Israeli forces attacked Hamas and Al Aqsa Brigade centres in Ramallah, Jenin and Bethlehem on West Bank, and Arafat was confined to the PA compound in Ramallah.
2003 The “Roadmap”.
In 2003 the “Quartet”, comprising the US, the UN, the EU and Russia, sponsored a proposal described as “A Performance-based Roadmap to a Permanent Two-State Solution the Israeli Palestinian Conflict”. Essentially the Roadmap required that the PA would proceed to “dismantle” the terrorist organisations, and that this would be followed by an Israeli settlement freeze and by negotiations for the creation of a Palestinian state.
2004 The Security Barrier
As the situation deteriorated and daily bombings resumed, the Sharon government adopted a plan for construction of a Security Barrier. The barrier consisted mainly of fences, with sections of high wall in urban areas and next to major roads. It was mainly constructed near to the 1949 armistice lines, with extensions to protect Israeli towns in the West Bank.
The construction of the fence caused hardship to many Palestinians living in its vicinity. Some brought action in the Israeli Supreme Court, which confirmed that the barrier was a temporary structure which did not define borders, and ordered changes in the route to relieve disproportionate hardship. The fence was condemned by the UN and in the International Court on the ground that it had the effect of a unilateral acquisition of territory. However it achieved its objective of greatly reducing violent attacks within Israel.

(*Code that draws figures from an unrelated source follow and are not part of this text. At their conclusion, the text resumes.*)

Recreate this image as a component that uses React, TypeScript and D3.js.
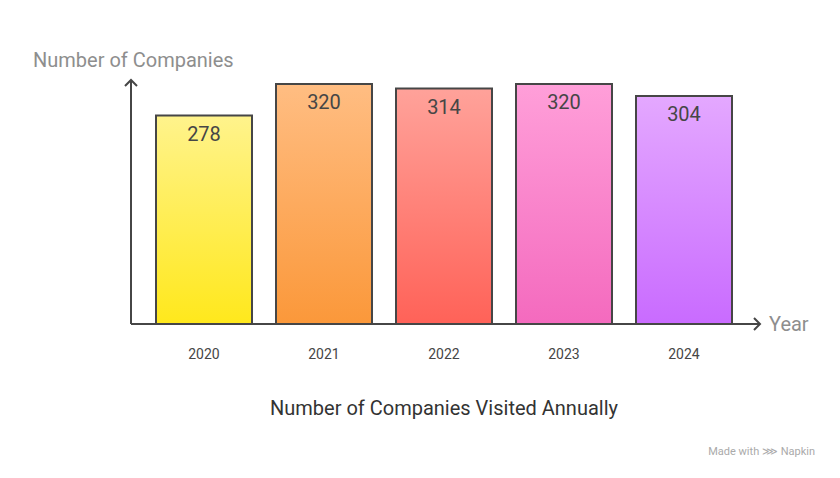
import React, { useRef, useEffect } from "react";
import * as d3 from "d3";

const years = ["2020", "2021", "2022", "2023", "2024"];
const companies = [278, 320, 314, 320, 304];
const topColors = ["#fff38c", "#ffbd82", "#ffa29a", "#ff9fd9", "#e4a8ff"];
const bottomColors = ["#ffe81c", "#fb983a", "#ff6258", "#f46abe", "#c96bff"];

const App = () => {
  const svgRef = useRef(null);

  useEffect(() => {
    const svg = d3.select(svgRef.current);
    svg.selectAll("*").remove();

    const font = "Roboto, 'Noto Sans', sans-serif";
    const axisX = 131;
    const baseY = 324;

    const xScale = d3.scaleBand()
      .domain(years)
      .range([144, 744])
      .paddingInner(0.2)
      .paddingOuter(0.1);

    const yScale = d3.scaleLinear()
      .domain([0, 320])
      .range([baseY, 84]);

    const defs = svg.append("defs");
    years.forEach((y, i) => {
      const g = defs.append("linearGradient")
        .attr("id", `grad${i}`)
        .attr("x1", 0).attr("y1", 0).attr("x2", 0).attr("y2", 1);
      g.append("stop").attr("offset", "0%").attr("stop-color", topColors[i]);
      g.append("stop").attr("offset", "100%").attr("stop-color", bottomColors[i]);
    });

    // bars
    svg.selectAll(".bar")
      .data(companies)
      .enter()
      .append("rect")
      .attr("x", (d, i) => xScale(years[i]))
      .attr("y", d => yScale(d))
      .attr("width", xScale.bandwidth())
      .attr("height", d => baseY - yScale(d))
      .attr("fill", (d, i) => `url(#grad${i})`)
      .attr("stroke", "#464646")
      .attr("stroke-width", 2);

    // value labels
    svg.selectAll(".val")
      .data(companies)
      .enter()
      .append("text")
      .attr("x", (d, i) => xScale(years[i]) + xScale.bandwidth() / 2)
      .attr("y", d => yScale(d) + 25)
      .attr("text-anchor", "middle")
      .attr("font-family", font)
      .attr("font-size", "20px")
      .attr("fill", "#464646")
      .text(d => d);

    // year labels
    svg.selectAll(".yr")
      .data(years)
      .enter()
      .append("text")
      .attr("x", d => xScale(d) + xScale.bandwidth() / 2)
      .attr("y", 359)
      .attr("text-anchor", "middle")
      .attr("font-family", font)
      .attr("font-size", "14px")
      .attr("fill", "#464646")
      .text(d => d);

    // axes
    svg.append("line")
      .attr("x1", axisX).attr("y1", baseY)
      .attr("x2", axisX).attr("y2", 80)
      .attr("stroke", "#464646").attr("stroke-width", 2);
    svg.append("path")
      .attr("d", `M${axisX - 6},${86} L${axisX},${80} L${axisX + 6},${86}`)
      .attr("fill", "none").attr("stroke", "#464646").attr("stroke-width", 2);

    svg.append("line")
      .attr("x1", axisX).attr("y1", baseY)
      .attr("x2", 760).attr("y2", baseY)
      .attr("stroke", "#464646").attr("stroke-width", 2);
    svg.append("path")
      .attr("d", `M${754},${baseY - 6} L${760},${baseY} L${754},${baseY + 6}`)
      .attr("fill", "none").attr("stroke", "#464646").attr("stroke-width", 2);

    // axis titles
    svg.append("text")
      .attr("x", 33).attr("y", 67)
      .attr("font-family", font)
      .attr("font-size", "20px")
      .attr("fill", "#8e8e8e")
      .text("Number of Companies");

    svg.append("text")
      .attr("x", 769).attr("y", 331)
      .attr("font-family", font)
      .attr("font-size", "20px")
      .attr("fill", "#8e8e8e")
      .text("Year");

    // chart title
    svg.append("text")
      .attr("x", 444).attr("y", 415)
      .attr("text-anchor", "middle")
      .attr("font-family", font)
      .attr("font-size", "20px")
      .attr("fill", "#333")
      .text("Number of Companies Visited Annually");

    svg.append("text")
      .attr("x", 815).attr("y", 455)
      .attr("text-anchor", "end")
      .attr("font-family", font)
      .attr("font-size", "11px")
      .attr("fill", "#aaa")
      .text("Made with ⋙ Napkin");
  }, []);

  return (
    <svg
      ref={svgRef}
      width={840}
      height={478}
      style={{ position: "absolute", left: 0, top: 0, background: "white" }}
    />
  );
};

export default App;
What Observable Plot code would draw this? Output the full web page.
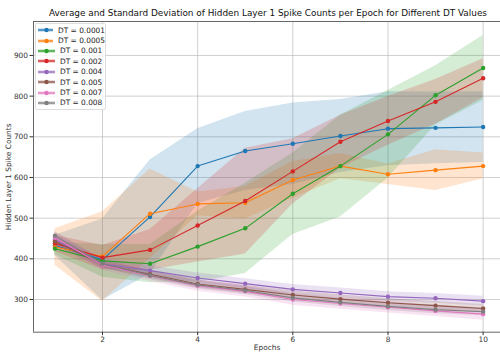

On 11 November 2004 Yasser Arafat died, and Mahmoud Abbas was elected President of the Palestinian Authority. (See Yasser Arafat for more detail.)
2005 Unilateral withdrawal by Israel from Gaza
The government of Ariel Sharon decided that in the absence any prospect of a negotiated settlement, Israel would unilaterally withdraw all Israelis from Gaza. Some 60,000 settlers were removed from their homes by Israeli police.
After the withdrawal from Gaza the firing of rockets into Israel continued, as did the smuggling of armaments.